[Stored data entries]

* begin *

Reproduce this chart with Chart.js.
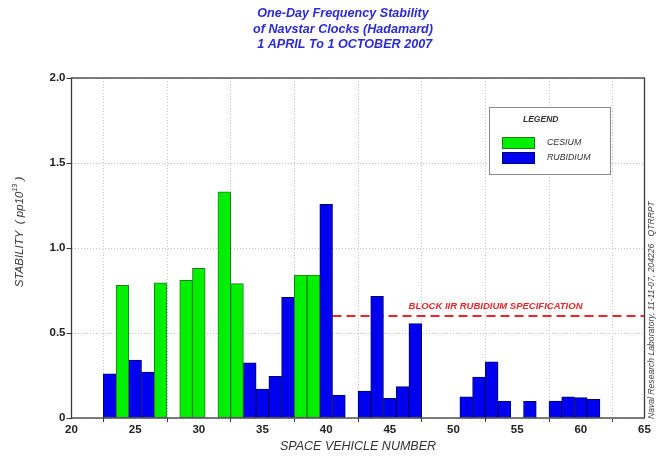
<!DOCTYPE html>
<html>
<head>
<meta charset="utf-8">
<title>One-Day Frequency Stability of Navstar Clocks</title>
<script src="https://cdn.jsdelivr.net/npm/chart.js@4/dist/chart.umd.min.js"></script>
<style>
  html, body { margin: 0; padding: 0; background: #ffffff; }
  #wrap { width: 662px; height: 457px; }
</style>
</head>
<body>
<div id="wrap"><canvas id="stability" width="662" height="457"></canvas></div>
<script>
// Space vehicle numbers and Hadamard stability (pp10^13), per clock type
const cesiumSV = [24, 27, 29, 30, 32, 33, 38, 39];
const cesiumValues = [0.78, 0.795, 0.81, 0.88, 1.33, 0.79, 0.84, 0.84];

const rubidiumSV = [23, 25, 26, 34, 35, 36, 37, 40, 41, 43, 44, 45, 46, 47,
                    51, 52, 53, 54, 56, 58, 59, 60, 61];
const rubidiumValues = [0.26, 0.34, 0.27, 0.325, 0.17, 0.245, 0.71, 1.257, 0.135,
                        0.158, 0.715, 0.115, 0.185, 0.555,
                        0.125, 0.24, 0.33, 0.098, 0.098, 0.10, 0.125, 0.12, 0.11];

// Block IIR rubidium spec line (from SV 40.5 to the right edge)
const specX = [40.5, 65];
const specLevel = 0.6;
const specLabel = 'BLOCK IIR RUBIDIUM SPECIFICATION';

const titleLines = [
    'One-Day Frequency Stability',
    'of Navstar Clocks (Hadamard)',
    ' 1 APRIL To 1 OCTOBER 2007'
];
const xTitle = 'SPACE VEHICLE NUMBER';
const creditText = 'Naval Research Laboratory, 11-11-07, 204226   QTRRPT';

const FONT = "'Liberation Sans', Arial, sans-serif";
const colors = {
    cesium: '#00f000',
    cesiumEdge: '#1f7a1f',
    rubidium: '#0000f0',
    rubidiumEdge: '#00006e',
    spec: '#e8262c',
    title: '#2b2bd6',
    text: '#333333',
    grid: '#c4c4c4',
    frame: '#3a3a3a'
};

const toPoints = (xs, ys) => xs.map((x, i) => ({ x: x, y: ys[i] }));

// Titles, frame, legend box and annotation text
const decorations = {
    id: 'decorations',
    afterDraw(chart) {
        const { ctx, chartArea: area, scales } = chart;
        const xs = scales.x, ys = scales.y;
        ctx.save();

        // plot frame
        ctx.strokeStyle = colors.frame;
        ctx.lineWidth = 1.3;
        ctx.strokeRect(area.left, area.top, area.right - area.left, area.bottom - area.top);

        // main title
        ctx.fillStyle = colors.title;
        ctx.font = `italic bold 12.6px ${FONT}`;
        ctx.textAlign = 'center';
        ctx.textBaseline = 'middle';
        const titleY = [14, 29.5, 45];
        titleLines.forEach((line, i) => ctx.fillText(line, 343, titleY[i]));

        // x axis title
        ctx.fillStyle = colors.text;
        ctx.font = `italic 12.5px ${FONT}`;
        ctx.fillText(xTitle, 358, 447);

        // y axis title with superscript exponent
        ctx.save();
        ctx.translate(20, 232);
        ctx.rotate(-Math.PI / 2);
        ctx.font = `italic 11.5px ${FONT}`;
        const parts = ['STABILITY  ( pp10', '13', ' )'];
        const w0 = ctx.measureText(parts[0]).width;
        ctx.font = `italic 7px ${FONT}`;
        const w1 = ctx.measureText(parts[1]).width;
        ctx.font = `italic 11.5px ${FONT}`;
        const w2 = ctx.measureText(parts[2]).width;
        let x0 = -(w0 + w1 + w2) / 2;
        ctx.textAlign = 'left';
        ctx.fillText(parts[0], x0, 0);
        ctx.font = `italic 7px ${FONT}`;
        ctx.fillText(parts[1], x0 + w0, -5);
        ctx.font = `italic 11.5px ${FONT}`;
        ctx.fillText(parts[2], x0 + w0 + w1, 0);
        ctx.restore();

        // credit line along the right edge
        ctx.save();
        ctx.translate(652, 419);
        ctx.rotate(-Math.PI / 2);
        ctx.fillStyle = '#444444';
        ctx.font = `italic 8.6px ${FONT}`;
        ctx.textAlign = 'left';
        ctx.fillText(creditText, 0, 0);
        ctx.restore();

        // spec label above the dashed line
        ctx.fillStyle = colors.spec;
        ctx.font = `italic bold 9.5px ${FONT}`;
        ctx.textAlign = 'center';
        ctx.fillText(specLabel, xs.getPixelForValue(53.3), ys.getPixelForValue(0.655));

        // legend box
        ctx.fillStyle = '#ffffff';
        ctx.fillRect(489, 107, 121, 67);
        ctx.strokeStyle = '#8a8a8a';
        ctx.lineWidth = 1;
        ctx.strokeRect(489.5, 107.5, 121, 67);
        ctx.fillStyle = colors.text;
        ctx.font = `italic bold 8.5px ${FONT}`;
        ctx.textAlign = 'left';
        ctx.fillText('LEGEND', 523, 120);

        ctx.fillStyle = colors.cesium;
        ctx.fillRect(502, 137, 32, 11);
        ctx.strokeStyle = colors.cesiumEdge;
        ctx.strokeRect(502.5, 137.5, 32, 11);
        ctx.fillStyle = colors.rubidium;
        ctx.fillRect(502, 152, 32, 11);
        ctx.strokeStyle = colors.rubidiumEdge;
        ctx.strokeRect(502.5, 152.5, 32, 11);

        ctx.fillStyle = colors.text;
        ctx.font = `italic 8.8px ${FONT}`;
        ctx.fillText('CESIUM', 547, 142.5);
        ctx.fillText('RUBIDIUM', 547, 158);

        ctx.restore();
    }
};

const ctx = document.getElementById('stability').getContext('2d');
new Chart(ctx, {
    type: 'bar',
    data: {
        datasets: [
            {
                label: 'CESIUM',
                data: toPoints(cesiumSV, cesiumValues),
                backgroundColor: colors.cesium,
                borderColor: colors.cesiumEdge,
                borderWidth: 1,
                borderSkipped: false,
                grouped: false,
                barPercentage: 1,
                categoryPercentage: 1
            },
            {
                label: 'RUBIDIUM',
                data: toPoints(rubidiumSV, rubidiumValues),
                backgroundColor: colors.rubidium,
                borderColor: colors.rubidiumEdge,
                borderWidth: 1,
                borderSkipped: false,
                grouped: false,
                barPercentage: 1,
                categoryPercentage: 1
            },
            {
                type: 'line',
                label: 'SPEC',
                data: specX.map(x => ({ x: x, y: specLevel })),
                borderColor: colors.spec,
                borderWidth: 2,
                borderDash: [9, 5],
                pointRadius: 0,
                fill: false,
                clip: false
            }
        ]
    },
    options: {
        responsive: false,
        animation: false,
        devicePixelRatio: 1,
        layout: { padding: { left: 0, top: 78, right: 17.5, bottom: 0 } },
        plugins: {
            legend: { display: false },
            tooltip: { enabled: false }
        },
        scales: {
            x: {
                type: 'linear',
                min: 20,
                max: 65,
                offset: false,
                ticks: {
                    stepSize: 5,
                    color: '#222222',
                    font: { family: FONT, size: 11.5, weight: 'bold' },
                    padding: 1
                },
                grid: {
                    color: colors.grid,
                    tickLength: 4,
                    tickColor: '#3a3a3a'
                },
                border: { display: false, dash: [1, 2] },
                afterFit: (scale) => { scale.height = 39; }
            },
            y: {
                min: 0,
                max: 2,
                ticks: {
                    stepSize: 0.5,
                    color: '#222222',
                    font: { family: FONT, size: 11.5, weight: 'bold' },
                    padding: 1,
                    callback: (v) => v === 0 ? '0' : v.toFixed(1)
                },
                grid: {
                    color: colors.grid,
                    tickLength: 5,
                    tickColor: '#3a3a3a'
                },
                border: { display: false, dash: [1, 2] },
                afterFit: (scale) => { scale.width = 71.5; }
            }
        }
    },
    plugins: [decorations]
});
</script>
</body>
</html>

* end *
* begin *

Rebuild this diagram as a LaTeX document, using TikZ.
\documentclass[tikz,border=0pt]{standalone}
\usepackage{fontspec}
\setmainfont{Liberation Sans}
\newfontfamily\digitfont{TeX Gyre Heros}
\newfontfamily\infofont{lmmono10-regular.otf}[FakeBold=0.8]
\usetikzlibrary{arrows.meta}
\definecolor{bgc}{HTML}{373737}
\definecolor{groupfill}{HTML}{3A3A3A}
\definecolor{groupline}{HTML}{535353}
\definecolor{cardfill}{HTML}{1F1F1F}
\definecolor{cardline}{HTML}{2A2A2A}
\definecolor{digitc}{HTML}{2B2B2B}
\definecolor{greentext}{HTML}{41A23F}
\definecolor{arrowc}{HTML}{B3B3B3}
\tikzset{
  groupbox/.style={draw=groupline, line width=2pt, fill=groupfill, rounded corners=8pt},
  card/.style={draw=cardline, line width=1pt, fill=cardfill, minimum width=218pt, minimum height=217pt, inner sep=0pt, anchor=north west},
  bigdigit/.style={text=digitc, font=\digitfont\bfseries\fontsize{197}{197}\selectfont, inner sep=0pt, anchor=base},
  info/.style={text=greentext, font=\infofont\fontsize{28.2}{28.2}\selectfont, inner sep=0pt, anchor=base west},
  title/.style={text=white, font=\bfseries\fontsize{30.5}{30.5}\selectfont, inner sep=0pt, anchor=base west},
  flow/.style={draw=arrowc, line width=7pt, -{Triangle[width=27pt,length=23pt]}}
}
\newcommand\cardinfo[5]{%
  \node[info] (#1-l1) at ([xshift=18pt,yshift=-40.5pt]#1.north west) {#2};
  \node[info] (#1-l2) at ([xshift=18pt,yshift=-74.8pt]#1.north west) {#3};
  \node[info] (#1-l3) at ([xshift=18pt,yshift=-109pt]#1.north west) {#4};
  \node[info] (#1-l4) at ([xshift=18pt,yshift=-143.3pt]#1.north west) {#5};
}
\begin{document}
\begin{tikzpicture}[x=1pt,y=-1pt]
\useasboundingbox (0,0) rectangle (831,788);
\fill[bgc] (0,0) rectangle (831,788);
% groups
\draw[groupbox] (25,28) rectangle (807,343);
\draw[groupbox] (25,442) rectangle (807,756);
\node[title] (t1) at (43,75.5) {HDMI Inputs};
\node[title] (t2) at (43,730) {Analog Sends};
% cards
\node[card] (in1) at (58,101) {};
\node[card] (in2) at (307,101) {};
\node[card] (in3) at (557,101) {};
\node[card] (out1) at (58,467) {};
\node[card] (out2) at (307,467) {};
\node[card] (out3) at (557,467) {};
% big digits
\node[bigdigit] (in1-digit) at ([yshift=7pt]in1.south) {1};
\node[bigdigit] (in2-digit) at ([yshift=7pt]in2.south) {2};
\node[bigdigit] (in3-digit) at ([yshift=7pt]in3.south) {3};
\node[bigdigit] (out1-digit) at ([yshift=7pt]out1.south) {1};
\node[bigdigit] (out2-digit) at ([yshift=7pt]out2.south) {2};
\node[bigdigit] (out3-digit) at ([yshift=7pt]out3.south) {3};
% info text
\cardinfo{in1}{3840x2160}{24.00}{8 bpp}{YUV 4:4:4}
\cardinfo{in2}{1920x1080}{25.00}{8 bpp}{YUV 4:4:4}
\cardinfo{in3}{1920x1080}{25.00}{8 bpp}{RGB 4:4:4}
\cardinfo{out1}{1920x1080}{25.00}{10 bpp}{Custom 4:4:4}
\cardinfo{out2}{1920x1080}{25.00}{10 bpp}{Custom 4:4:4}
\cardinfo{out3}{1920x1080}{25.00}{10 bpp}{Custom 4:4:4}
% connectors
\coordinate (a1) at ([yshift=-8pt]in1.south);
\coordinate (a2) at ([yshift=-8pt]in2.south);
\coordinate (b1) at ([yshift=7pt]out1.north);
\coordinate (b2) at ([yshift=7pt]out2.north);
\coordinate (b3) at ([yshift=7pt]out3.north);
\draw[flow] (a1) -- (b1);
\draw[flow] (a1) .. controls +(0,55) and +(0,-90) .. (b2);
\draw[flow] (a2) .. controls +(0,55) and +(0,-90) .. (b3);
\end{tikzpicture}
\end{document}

* end *
* begin *

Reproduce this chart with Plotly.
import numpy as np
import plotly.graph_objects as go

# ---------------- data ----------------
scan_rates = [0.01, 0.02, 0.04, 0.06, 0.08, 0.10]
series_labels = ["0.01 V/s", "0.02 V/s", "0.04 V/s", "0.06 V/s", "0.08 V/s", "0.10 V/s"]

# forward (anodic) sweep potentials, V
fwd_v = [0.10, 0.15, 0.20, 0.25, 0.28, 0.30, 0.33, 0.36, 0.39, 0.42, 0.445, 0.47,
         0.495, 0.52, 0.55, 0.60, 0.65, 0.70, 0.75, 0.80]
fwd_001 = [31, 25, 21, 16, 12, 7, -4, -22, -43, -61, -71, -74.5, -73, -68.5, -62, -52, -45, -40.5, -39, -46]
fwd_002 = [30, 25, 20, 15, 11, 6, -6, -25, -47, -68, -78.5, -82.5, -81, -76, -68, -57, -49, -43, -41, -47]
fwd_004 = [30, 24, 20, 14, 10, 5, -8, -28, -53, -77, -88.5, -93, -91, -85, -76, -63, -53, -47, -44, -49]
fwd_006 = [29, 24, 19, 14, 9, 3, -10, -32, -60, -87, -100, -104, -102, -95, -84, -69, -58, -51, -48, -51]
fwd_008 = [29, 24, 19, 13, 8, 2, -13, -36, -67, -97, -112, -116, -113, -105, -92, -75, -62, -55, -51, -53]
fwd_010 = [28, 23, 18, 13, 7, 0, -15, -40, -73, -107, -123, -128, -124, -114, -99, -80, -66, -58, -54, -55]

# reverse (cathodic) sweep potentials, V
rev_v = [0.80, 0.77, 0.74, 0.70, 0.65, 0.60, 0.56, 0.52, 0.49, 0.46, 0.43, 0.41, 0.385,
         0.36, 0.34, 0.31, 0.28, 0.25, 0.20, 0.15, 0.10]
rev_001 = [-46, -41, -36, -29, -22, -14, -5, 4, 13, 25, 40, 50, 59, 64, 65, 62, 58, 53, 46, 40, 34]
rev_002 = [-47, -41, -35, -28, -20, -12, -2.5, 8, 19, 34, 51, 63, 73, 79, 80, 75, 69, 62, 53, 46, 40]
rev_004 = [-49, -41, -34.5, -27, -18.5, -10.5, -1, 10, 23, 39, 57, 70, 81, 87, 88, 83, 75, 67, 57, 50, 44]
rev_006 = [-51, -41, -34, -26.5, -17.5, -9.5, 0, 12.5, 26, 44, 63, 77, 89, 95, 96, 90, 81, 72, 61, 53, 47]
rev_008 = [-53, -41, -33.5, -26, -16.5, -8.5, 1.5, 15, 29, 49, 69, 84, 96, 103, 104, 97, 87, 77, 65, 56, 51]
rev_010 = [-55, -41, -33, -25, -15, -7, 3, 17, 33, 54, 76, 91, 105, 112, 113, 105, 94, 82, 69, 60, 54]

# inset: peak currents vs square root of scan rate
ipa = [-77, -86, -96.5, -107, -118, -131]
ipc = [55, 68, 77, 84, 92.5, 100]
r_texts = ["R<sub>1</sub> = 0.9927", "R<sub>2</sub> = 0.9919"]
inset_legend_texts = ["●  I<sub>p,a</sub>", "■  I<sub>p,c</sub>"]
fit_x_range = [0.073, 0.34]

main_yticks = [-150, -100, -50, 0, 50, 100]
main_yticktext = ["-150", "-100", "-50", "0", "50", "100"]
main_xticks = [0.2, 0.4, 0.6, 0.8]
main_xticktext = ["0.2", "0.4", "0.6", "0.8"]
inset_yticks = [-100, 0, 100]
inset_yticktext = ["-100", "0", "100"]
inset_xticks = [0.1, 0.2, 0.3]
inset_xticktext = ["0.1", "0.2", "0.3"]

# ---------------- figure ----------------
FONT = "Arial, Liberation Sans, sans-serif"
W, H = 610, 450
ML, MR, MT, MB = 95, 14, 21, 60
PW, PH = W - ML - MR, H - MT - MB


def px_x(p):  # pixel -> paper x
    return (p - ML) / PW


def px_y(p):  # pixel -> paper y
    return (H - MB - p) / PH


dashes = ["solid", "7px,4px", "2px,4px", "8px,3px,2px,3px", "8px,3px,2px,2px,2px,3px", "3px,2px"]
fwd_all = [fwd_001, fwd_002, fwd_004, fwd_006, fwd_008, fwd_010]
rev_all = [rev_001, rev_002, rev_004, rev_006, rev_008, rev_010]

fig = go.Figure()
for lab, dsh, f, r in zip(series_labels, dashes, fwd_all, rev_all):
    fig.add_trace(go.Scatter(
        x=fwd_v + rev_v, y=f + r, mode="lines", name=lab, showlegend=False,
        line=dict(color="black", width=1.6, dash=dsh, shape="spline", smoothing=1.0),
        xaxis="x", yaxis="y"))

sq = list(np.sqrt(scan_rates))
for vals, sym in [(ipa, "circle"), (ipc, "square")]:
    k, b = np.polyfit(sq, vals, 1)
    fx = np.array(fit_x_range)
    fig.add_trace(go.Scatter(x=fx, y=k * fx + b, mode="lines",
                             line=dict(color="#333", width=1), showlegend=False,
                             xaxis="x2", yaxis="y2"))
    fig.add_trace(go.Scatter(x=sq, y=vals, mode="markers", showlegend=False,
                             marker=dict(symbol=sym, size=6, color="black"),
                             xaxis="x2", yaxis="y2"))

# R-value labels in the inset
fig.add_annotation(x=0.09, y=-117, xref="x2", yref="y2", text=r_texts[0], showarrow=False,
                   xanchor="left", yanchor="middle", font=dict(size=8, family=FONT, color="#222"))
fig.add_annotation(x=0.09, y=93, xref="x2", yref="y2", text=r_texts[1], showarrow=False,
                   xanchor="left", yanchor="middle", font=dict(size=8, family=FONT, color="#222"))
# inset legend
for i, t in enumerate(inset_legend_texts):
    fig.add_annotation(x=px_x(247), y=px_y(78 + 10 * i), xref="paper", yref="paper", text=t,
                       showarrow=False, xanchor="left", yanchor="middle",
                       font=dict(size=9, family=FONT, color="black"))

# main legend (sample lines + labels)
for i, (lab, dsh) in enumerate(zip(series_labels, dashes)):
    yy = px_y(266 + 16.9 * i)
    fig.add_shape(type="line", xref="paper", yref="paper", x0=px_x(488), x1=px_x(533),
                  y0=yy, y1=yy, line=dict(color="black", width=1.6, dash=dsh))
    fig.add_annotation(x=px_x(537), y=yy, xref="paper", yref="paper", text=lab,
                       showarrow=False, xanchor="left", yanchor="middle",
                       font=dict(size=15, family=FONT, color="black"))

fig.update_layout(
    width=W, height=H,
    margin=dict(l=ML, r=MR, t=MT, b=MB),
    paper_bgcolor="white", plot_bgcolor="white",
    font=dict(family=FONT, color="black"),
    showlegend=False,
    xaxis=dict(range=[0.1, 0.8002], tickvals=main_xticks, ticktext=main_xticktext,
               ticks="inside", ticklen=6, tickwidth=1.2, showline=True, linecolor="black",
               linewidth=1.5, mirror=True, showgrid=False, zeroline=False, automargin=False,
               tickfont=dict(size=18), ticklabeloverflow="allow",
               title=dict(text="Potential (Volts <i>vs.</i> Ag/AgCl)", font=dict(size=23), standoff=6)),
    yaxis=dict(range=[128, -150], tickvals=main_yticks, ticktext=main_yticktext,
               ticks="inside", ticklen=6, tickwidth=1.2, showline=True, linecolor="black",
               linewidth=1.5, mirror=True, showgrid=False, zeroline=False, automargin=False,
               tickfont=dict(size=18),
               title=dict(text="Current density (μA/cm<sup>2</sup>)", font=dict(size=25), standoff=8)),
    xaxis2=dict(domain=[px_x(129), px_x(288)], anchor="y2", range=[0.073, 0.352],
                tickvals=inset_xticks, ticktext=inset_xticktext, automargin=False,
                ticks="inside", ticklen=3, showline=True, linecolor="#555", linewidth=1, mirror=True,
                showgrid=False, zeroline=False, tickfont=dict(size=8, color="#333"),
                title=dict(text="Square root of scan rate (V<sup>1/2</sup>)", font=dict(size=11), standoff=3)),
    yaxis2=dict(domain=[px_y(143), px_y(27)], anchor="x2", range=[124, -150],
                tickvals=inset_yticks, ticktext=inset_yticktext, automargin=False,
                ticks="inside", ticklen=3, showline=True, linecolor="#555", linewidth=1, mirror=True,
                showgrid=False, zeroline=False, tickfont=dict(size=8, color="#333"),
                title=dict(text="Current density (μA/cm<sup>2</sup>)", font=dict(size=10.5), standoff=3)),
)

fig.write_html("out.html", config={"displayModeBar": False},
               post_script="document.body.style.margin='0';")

* end *

» **What you will do**:
Copy out exactly the lines from the one with "Reproduce this chart with Plotly." through the one with "-58, -54, -55]", counting both ends, and no other lines.

» **Finished task**:
Reproduce this chart with Plotly.
import numpy as np
import plotly.graph_objects as go

# ---------------- data ----------------
scan_rates = [0.01, 0.02, 0.04, 0.06, 0.08, 0.10]
series_labels = ["0.01 V/s", "0.02 V/s", "0.04 V/s", "0.06 V/s", "0.08 V/s", "0.10 V/s"]

# forward (anodic) sweep potentials, V
fwd_v = [0.10, 0.15, 0.20, 0.25, 0.28, 0.30, 0.33, 0.36, 0.39, 0.42, 0.445, 0.47,
         0.495, 0.52, 0.55, 0.60, 0.65, 0.70, 0.75, 0.80]
fwd_001 = [31, 25, 21, 16, 12, 7, -4, -22, -43, -61, -71, -74.5, -73, -68.5, -62, -52, -45, -40.5, -39, -46]
fwd_002 = [30, 25, 20, 15, 11, 6, -6, -25, -47, -68, -78.5, -82.5, -81, -76, -68, -57, -49, -43, -41, -47]
fwd_004 = [30, 24, 20, 14, 10, 5, -8, -28, -53, -77, -88.5, -93, -91, -85, -76, -63, -53, -47, -44, -49]
fwd_006 = [29, 24, 19, 14, 9, 3, -10, -32, -60, -87, -100, -104, -102, -95, -84, -69, -58, -51, -48, -51]
fwd_008 = [29, 24, 19, 13, 8, 2, -13, -36, -67, -97, -112, -116, -113, -105, -92, -75, -62, -55, -51, -53]
fwd_010 = [28, 23, 18, 13, 7, 0, -15, -40, -73, -107, -123, -128, -124, -114, -99, -80, -66, -58, -54, -55]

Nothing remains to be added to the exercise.